Extracted records
** BEGIN **

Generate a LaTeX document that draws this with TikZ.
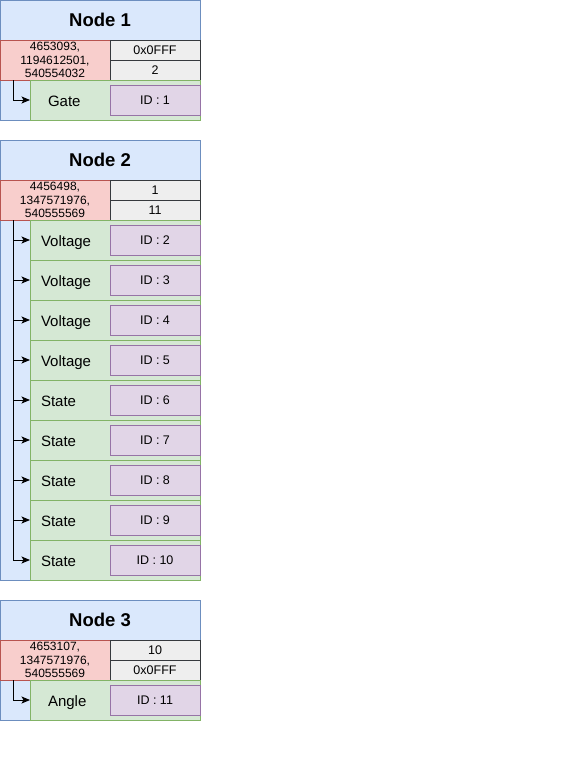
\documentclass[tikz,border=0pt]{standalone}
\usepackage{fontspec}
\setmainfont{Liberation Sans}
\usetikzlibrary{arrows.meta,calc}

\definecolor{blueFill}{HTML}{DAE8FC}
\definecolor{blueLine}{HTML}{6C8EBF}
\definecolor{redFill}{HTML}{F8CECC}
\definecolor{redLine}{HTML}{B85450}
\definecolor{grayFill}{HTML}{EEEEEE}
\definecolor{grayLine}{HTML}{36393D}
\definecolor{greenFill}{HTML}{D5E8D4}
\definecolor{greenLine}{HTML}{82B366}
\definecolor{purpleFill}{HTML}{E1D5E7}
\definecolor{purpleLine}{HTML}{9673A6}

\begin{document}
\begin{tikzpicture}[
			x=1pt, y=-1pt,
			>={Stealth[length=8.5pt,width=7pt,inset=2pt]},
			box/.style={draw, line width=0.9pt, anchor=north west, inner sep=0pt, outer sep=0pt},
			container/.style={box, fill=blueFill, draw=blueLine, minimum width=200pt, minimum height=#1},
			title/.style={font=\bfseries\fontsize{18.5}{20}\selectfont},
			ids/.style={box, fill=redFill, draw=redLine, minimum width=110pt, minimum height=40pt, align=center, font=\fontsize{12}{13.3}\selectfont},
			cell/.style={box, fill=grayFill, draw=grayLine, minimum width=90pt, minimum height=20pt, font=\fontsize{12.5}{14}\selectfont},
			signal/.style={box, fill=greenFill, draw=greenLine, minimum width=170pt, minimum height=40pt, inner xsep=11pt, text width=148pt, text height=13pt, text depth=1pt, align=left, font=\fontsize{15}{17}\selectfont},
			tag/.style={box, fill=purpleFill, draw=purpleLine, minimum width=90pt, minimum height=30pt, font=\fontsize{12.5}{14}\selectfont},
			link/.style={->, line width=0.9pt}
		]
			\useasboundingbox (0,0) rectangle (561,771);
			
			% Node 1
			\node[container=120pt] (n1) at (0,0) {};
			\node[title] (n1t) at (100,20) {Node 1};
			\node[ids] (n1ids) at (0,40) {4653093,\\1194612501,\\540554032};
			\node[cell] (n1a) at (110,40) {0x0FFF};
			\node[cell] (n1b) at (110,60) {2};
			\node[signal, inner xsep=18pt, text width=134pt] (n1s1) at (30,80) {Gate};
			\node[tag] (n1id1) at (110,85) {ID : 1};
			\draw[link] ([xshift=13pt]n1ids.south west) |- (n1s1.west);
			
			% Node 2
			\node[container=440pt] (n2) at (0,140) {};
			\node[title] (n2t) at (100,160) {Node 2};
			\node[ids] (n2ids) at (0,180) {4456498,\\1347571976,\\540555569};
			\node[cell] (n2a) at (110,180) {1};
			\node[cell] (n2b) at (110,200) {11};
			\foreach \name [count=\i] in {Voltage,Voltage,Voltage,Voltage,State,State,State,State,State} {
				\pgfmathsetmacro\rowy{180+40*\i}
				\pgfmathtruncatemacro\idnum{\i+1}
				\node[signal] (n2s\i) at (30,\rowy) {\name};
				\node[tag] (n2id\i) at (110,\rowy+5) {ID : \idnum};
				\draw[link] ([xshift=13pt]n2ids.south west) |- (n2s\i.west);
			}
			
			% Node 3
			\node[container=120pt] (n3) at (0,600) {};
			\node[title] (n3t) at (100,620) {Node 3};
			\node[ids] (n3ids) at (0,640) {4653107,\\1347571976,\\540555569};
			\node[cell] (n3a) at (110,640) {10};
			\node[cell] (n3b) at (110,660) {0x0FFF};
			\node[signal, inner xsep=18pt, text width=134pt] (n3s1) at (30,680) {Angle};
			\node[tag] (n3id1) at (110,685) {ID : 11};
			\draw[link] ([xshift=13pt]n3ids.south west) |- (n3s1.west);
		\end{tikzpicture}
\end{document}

** END **
** BEGIN **

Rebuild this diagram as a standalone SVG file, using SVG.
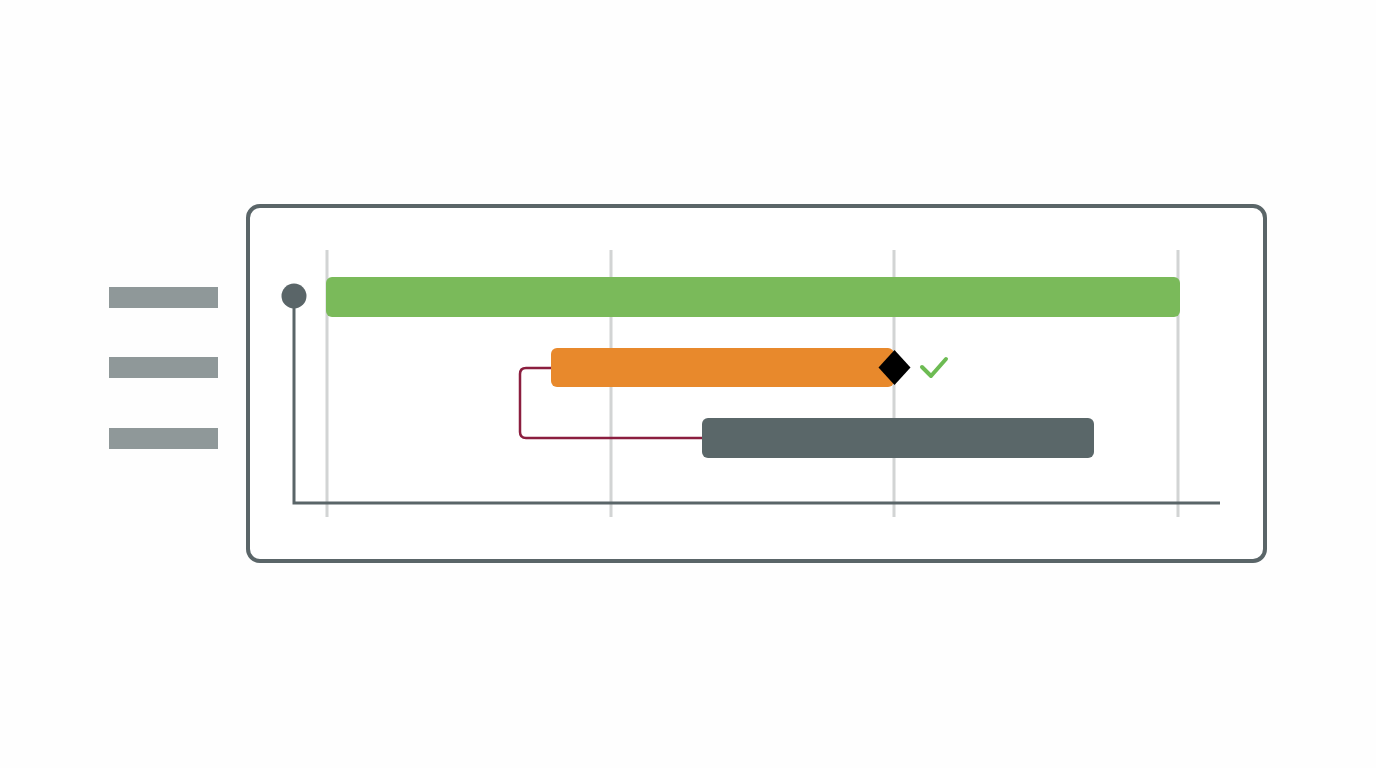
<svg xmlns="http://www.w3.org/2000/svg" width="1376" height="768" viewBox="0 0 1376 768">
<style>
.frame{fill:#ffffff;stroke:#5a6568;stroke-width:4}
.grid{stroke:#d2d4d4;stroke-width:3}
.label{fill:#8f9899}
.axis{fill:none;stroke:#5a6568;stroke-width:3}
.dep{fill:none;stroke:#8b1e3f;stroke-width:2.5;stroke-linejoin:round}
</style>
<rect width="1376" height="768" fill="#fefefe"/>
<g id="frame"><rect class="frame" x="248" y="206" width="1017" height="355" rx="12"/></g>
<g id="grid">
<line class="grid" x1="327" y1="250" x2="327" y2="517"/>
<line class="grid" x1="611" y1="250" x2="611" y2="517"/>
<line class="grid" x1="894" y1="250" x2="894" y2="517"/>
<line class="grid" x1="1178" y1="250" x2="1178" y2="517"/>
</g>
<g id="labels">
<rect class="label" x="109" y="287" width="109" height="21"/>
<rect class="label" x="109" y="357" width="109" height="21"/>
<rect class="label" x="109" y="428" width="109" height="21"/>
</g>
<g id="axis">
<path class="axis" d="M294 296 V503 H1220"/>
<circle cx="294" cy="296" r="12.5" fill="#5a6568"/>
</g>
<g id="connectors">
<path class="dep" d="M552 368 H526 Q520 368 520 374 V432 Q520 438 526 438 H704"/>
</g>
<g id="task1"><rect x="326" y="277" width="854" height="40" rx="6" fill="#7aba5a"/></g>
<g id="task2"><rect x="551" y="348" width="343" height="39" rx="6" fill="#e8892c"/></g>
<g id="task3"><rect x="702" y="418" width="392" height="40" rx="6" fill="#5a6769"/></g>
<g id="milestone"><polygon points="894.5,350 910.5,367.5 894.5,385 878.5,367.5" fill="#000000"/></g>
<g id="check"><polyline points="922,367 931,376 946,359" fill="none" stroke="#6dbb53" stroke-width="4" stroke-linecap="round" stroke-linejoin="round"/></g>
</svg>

** END **

» **Problem statement**: Using the records above, copy each line that contains "this".

» **Reply**:
Generate a LaTeX document that draws this with TikZ.
Rebuild this diagram as a standalone SVG file, using SVG.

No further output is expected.